►

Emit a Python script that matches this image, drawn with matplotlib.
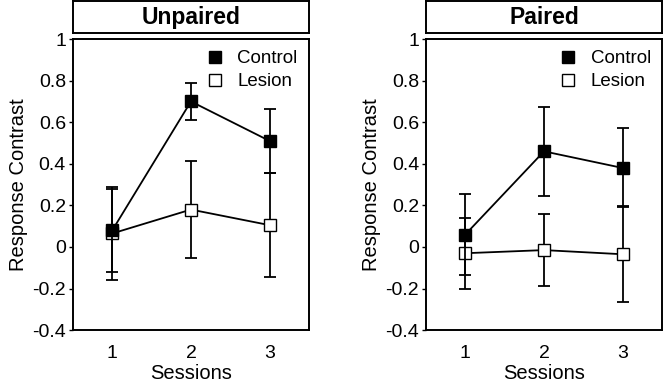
import matplotlib
matplotlib.use("Agg")
import matplotlib.pyplot as plt
from matplotlib.lines import Line2D

plt.rcParams['font.family'] = ['Liberation Sans', 'DejaVu Sans']

sessions = [1, 2, 3]
panels = ["Unpaired", "Paired"]

# Unpaired
unp_control = [0.08, 0.70, 0.51]
unp_control_err = [0.20, 0.09, 0.155]
unp_lesion = [0.065, 0.18, 0.105]
unp_lesion_err = [0.225, 0.235, 0.25]

# Paired
par_control = [0.06, 0.46, 0.38]
par_control_err = [0.195, 0.215, 0.19]
par_lesion = [-0.03, -0.015, -0.035]
par_lesion_err = [0.17, 0.175, 0.23]

yticks = [-0.4, -0.2, 0, 0.2, 0.4, 0.6, 0.8, 1]
yticklabels = ["-0.4", "-0.2", "0", "0.2", "0.4", "0.6", "0.8", "1"]

data = [
    (unp_control, unp_control_err, unp_lesion, unp_lesion_err),
    (par_control, par_control_err, par_lesion, par_lesion_err),
]

fig = plt.figure(figsize=(6.63, 3.83), dpi=100)

lefts = [0.110, 0.6425]
width = 0.356
for i, (title, (c, ce, l, le)) in enumerate(zip(panels, data)):
    ax = fig.add_axes([lefts[i], 0.138, width, 0.760])
    ax.errorbar(sessions, l, yerr=le, color="black", lw=1.3, capsize=4.5,
                capthick=1.3, marker="s", ms=9, mfc="white", mec="black",
                zorder=3)
    ax.errorbar(sessions, c, yerr=ce, color="black", lw=1.3, capsize=4.5,
                capthick=1.3, marker="s", ms=9, mfc="black", mec="black",
                zorder=4)
    ax.set_xlim(0.5, 3.5)
    ax.set_ylim(-0.4, 1)
    ax.set_yticks(yticks)
    ax.set_yticklabels(yticklabels)
    ax.set_xticks(sessions)
    ax.tick_params(axis="x", length=0, labelsize=14, pad=11)
    ax.tick_params(axis="y", direction="out", length=3, width=1,
                   labelsize=14, pad=2)
    for s in ax.spines.values():
        s.set_linewidth(1.4)
    ax.set_xlabel("Sessions", fontsize=14.5, labelpad=1)
    ax.set_ylabel("Response Contrast", fontsize=14.5, labelpad=3)

    h = [Line2D([], [], ls="none", marker="s", ms=9, mfc="black", mec="black"),
         Line2D([], [], ls="none", marker="s", ms=9, mfc="white", mec="black")]
    ax.legend(h, ["Control", "Lesion"], loc="upper right", frameon=False,
              fontsize=13.5, handletextpad=0.7, labelspacing=0.3,
              borderaxespad=0.2, handlelength=1.0)

    tax = fig.add_axes([lefts[i], 0.914, width, 0.083])
    tax.set_xticks([])
    tax.set_yticks([])
    for s in tax.spines.values():
        s.set_linewidth(1.4)
    tax.text(0.5, 0.5, title, ha="center", va="center", fontsize=16.5,
             fontweight="bold", transform=tax.transAxes)

fig.savefig("out.png", dpi=100)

◄

-- WORK INSTRUCTIONS --
Leave out the pictures and output the rest of the material exactly as written.

-- TASK ANSWER --
Emit a Python script that matches this image, drawn with matplotlib.
import matplotlib
matplotlib.use("Agg")
import matplotlib.pyplot as plt
from matplotlib.lines import Line2D

plt.rcParams['font.family'] = ['Liberation Sans', 'DejaVu Sans']

sessions = [1, 2, 3]
panels = ["Unpaired", "Paired"]

# Unpaired
unp_control = [0.08, 0.70, 0.51]
unp_control_err = [0.20, 0.09, 0.155]
unp_lesion = [0.065, 0.18, 0.105]
unp_lesion_err = [0.225, 0.235, 0.25]

# Paired
par_control = [0.06, 0.46, 0.38]
par_control_err = [0.195, 0.215, 0.19]
par_lesion = [-0.03, -0.015, -0.035]
par_lesion_err = [0.17, 0.175, 0.23]

yticks = [-0.4, -0.2, 0, 0.2, 0.4, 0.6, 0.8, 1]
yticklabels = ["-0.4", "-0.2", "0", "0.2", "0.4", "0.6", "0.8", "1"]

data = [
    (unp_control, unp_control_err, unp_lesion, unp_lesion_err),
    (par_control, par_control_err, par_lesion, par_lesion_err),
]

fig = plt.figure(figsize=(6.63, 3.83), dpi=100)

lefts = [0.110, 0.6425]
width = 0.356
for i, (title, (c, ce, l, le)) in enumerate(zip(panels, data)):
    ax = fig.add_axes([lefts[i], 0.138, width, 0.760])
    ax.errorbar(sessions, l, yerr=le, color="black", lw=1.3, capsize=4.5,
                capthick=1.3, marker="s", ms=9, mfc="white", mec="black",
                zorder=3)
    ax.errorbar(sessions, c, yerr=ce, color="black", lw=1.3, capsize=4.5,
                capthick=1.3, marker="s", ms=9, mfc="black", mec="black",
                zorder=4)
    ax.set_xlim(0.5, 3.5)
    ax.set_ylim(-0.4, 1)
    ax.set_yticks(yticks)
    ax.set_yticklabels(yticklabels)
    ax.set_xticks(sessions)
    ax.tick_params(axis="x", length=0, labelsize=14, pad=11)
    ax.tick_params(axis="y", direction="out", length=3, width=1,
                   labelsize=14, pad=2)
    for s in ax.spines.values():
        s.set_linewidth(1.4)
    ax.set_xlabel("Sessions", fontsize=14.5, labelpad=1)
    ax.set_ylabel("Response Contrast", fontsize=14.5, labelpad=3)

    h = [Line2D([], [], ls="none", marker="s", ms=9, mfc="black", mec="black"),
         Line2D([], [], ls="none", marker="s", ms=9, mfc="white", mec="black")]
    ax.legend(h, ["Control", "Lesion"], loc="upper right", frameon=False,
              fontsize=13.5, handletextpad=0.7, labelspacing=0.3,
              borderaxespad=0.2, handlelength=1.0)

    tax = fig.add_axes([lefts[i], 0.914, width, 0.083])
    tax.set_xticks([])
    tax.set_yticks([])
    for s in tax.spines.values():
        s.set_linewidth(1.4)
    tax.text(0.5, 0.5, title, ha="center", va="center", fontsize=16.5,
             fontweight="bold", transform=tax.transAxes)

fig.savefig("out.png", dpi=100)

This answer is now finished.